= Data excerpt =

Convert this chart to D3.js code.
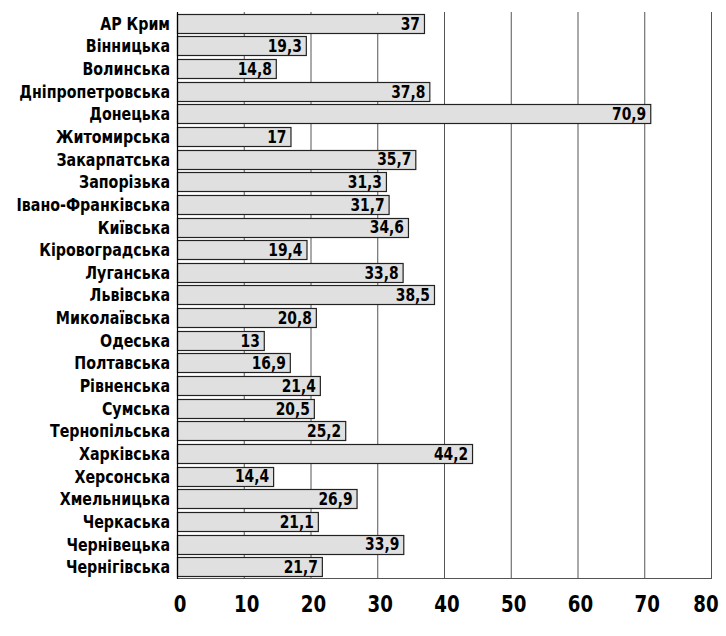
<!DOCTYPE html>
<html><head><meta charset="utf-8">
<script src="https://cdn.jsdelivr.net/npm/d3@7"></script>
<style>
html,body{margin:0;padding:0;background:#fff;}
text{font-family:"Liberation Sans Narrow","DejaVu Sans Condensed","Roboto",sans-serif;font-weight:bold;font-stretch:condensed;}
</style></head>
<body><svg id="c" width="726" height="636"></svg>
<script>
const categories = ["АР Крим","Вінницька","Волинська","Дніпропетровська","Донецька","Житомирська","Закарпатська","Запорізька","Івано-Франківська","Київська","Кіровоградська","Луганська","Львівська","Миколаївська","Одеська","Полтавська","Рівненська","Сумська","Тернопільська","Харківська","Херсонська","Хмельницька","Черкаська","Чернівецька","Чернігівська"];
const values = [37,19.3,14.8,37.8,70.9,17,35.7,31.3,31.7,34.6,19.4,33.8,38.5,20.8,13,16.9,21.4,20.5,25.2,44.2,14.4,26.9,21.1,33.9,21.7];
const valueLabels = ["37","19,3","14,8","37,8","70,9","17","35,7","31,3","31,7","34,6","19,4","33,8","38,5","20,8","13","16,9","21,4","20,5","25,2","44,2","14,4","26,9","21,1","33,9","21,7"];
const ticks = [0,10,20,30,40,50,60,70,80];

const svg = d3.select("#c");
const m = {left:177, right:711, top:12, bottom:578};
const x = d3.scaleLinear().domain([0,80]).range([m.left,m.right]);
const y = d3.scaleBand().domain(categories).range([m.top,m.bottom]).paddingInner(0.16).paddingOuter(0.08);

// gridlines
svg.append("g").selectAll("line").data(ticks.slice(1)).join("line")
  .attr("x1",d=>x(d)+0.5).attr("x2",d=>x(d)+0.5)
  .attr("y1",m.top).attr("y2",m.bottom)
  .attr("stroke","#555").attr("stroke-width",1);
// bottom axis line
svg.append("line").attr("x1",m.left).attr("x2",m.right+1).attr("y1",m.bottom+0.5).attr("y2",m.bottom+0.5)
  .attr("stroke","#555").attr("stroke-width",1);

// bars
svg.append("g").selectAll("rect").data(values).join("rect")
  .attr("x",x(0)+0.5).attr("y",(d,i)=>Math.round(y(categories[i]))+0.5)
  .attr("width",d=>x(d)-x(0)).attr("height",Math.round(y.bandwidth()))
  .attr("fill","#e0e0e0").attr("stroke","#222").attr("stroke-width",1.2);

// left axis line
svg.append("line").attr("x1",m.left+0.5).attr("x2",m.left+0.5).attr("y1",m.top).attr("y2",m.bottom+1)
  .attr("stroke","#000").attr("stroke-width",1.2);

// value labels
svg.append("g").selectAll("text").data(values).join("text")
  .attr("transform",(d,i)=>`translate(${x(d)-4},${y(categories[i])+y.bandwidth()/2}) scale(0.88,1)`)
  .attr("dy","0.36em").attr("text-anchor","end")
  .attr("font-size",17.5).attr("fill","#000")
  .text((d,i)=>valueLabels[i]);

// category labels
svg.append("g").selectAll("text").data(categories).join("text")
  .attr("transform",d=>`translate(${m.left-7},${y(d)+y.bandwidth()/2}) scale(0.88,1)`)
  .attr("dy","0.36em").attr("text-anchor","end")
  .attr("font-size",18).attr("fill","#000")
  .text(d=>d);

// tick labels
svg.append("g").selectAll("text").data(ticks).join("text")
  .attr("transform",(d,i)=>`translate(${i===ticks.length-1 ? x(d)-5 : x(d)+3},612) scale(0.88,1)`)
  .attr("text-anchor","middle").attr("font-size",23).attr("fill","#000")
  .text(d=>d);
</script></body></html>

= Task to carry out =
Return the whole listing, word for word, and leave out every picture.

= Task output =
Convert this chart to D3.js code.
<!DOCTYPE html>
<html><head><meta charset="utf-8">
<script src="https://cdn.jsdelivr.net/npm/d3@7"></script>
<style>
html,body{margin:0;padding:0;background:#fff;}
text{font-family:"Liberation Sans Narrow","DejaVu Sans Condensed","Roboto",sans-serif;font-weight:bold;font-stretch:condensed;}
</style></head>
<body><svg id="c" width="726" height="636"></svg>
<script>
const categories = ["АР Крим","Вінницька","Волинська","Дніпропетровська","Донецька","Житомирська","Закарпатська","Запорізька","Івано-Франківська","Київська","Кіровоградська","Луганська","Львівська","Миколаївська","Одеська","Полтавська","Рівненська","Сумська","Тернопільська","Харківська","Херсонська","Хмельницька","Черкаська","Чернівецька","Чернігівська"];
const values = [37,19.3,14.8,37.8,70.9,17,35.7,31.3,31.7,34.6,19.4,33.8,38.5,20.8,13,16.9,21.4,20.5,25.2,44.2,14.4,26.9,21.1,33.9,21.7];
const valueLabels = ["37","19,3","14,8","37,8","70,9","17","35,7","31,3","31,7","34,6","19,4","33,8","38,5","20,8","13","16,9","21,4","20,5","25,2","44,2","14,4","26,9","21,1","33,9","21,7"];
const ticks = [0,10,20,30,40,50,60,70,80];

const svg = d3.select("#c");
const m = {left:177, right:711, top:12, bottom:578};
const x = d3.scaleLinear().domain([0,80]).range([m.left,m.right]);
const y = d3.scaleBand().domain(categories).range([m.top,m.bottom]).paddingInner(0.16).paddingOuter(0.08);

// gridlines
svg.append("g").selectAll("line").data(ticks.slice(1)).join("line")
  .attr("x1",d=>x(d)+0.5).attr("x2",d=>x(d)+0.5)
  .attr("y1",m.top).attr("y2",m.bottom)
  .attr("stroke","#555").attr("stroke-width",1);
// bottom axis line
svg.append("line").attr("x1",m.left).attr("x2",m.right+1).attr("y1",m.bottom+0.5).attr("y2",m.bottom+0.5)
  .attr("stroke","#555").attr("stroke-width",1);

// bars
svg.append("g").selectAll("rect").data(values).join("rect")
  .attr("x",x(0)+0.5).attr("y",(d,i)=>Math.round(y(categories[i]))+0.5)
  .attr("width",d=>x(d)-x(0)).attr("height",Math.round(y.bandwidth()))
  .attr("fill","#e0e0e0").attr("stroke","#222").attr("stroke-width",1.2);

// left axis line
svg.append("line").attr("x1",m.left+0.5).attr("x2",m.left+0.5).attr("y1",m.top).attr("y2",m.bottom+1)
  .attr("stroke","#000").attr("stroke-width",1.2);

// value labels
svg.append("g").selectAll("text").data(values).join("text")
  .attr("transform",(d,i)=>`translate(${x(d)-4},${y(categories[i])+y.bandwidth()/2}) scale(0.88,1)`)
  .attr("dy","0.36em").attr("text-anchor","end")
  .attr("font-size",17.5).attr("fill","#000")
  .text((d,i)=>valueLabels[i]);

// category labels
svg.append("g").selectAll("text").data(categories).join("text")
  .attr("transform",d=>`translate(${m.left-7},${y(d)+y.bandwidth()/2}) scale(0.88,1)`)
  .attr("dy","0.36em").attr("text-anchor","end")
  .attr("font-size",18).attr("fill","#000")
  .text(d=>d);

// tick labels
svg.append("g").selectAll("text").data(ticks).join("text")
  .attr("transform",(d,i)=>`translate(${i===ticks.length-1 ? x(d)-5 : x(d)+3},612) scale(0.88,1)`)
  .attr("text-anchor","middle").attr("font-size",23).attr("fill","#000")
  .text(d=>d);
</script></body></html>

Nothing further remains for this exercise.